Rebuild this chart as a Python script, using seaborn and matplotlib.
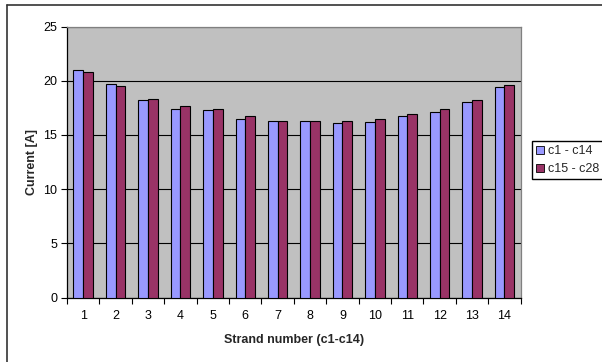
import matplotlib
matplotlib.use("Agg")
import matplotlib.pyplot as plt
import seaborn as sns
import pandas as pd
from matplotlib.lines import Line2D
from matplotlib.patches import Patch

strands = [str(i) for i in range(1, 15)]
c1_c14 = [21.0, 19.65, 18.2, 17.35, 17.27, 16.47, 16.25, 16.25, 16.07, 16.16, 16.72, 17.08, 18.0, 19.42]
c15_c28 = [20.83, 19.55, 18.28, 17.7, 17.36, 16.72, 16.25, 16.25, 16.25, 16.47, 16.9, 17.36, 18.19, 19.63]
series_names = ["c1 - c14", "c15 - c28"]
colors = ["#9999FF", "#993366"]

df = pd.DataFrame({
    "strand": strands * 2,
    "current": c1_c14 + c15_c28,
    "series": [series_names[0]] * 14 + [series_names[1]] * 14,
})

sns.set_theme(style="white")
plt.rcParams["font.family"] = ["Liberation Sans", "DejaVu Sans"]

fig = plt.figure(figsize=(6.02, 3.62), dpi=100)
ax = fig.add_axes([67 / 602, 1 - 297.5 / 362, (520.7 - 67) / 602, (297.5 - 26.5) / 362])
ax.set_facecolor("#C0C0C0")

sns.barplot(data=df, x="strand", y="current", hue="series", order=strands,
            hue_order=series_names, palette=colors, width=0.6, gap=0,
            edgecolor="black", linewidth=0.8, saturation=1, ax=ax, legend=False, zorder=3)

ax.set_ylim(0, 25)
ax.set_xlim(-0.5, 13.5)
ax.set_yticks([0, 5, 10, 15, 20, 25])
ax.yaxis.grid(True, color="black", linewidth=0.8, zorder=0)
ax.set_axisbelow(True)

# tick marks between categories, labels under each category
ax.set_xticks(range(14))
ax.set_xticklabels(strands)
ax.set_xticks([i - 0.5 for i in range(15)], minor=True)
ax.tick_params(axis="x", which="major", length=0, pad=9, labelsize=9, colors="black")
ax.tick_params(axis="x", which="minor", length=4, width=0.8, direction="out", color="black", bottom=True)
ax.tick_params(axis="y", length=4, width=0.8, direction="out", color="black", left=True, pad=3, labelsize=9, labelcolor="black")

for side in ["left", "bottom"]:
    ax.spines[side].set_color("black")
    ax.spines[side].set_linewidth(0.9)
for side in ["top", "right"]:
    ax.spines[side].set_color("#808080")
    ax.spines[side].set_linewidth(0.9)

ax.set_xlabel("Strand number (c1-c14)", fontsize=9, fontweight="bold", labelpad=9)
ax.set_ylabel("Current [A]", fontsize=9, fontweight="bold", labelpad=4)

handles = [Patch(facecolor=c, edgecolor="black", linewidth=0.6) for c in colors]
fig.legend(handles, series_names, loc="upper left",
           bbox_to_anchor=(532 / 602, 1 - 141 / 362), frameon=True, fancybox=False,
           edgecolor="black", framealpha=1, fontsize=9, handlelength=0.6, handleheight=0.6,
           handletextpad=0.3, borderpad=0.35, labelspacing=0.45, borderaxespad=0)

# chart frame
fig.add_artist(Line2D([7 / 602, 1.0], [1 - 5 / 362, 1 - 5 / 362], transform=fig.transFigure, color="#333333", linewidth=1.2))
fig.add_artist(Line2D([7 / 602, 7 / 602], [0, 1 - 5 / 362], transform=fig.transFigure, color="#333333", linewidth=1.2))

fig.savefig("out.png", dpi=100)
---
> **Written exercise**
Find the word "chart" in the data and show each line that holds it.

> **Completed exercise**
Rebuild this chart as a Python script, using seaborn and matplotlib.
# chart frame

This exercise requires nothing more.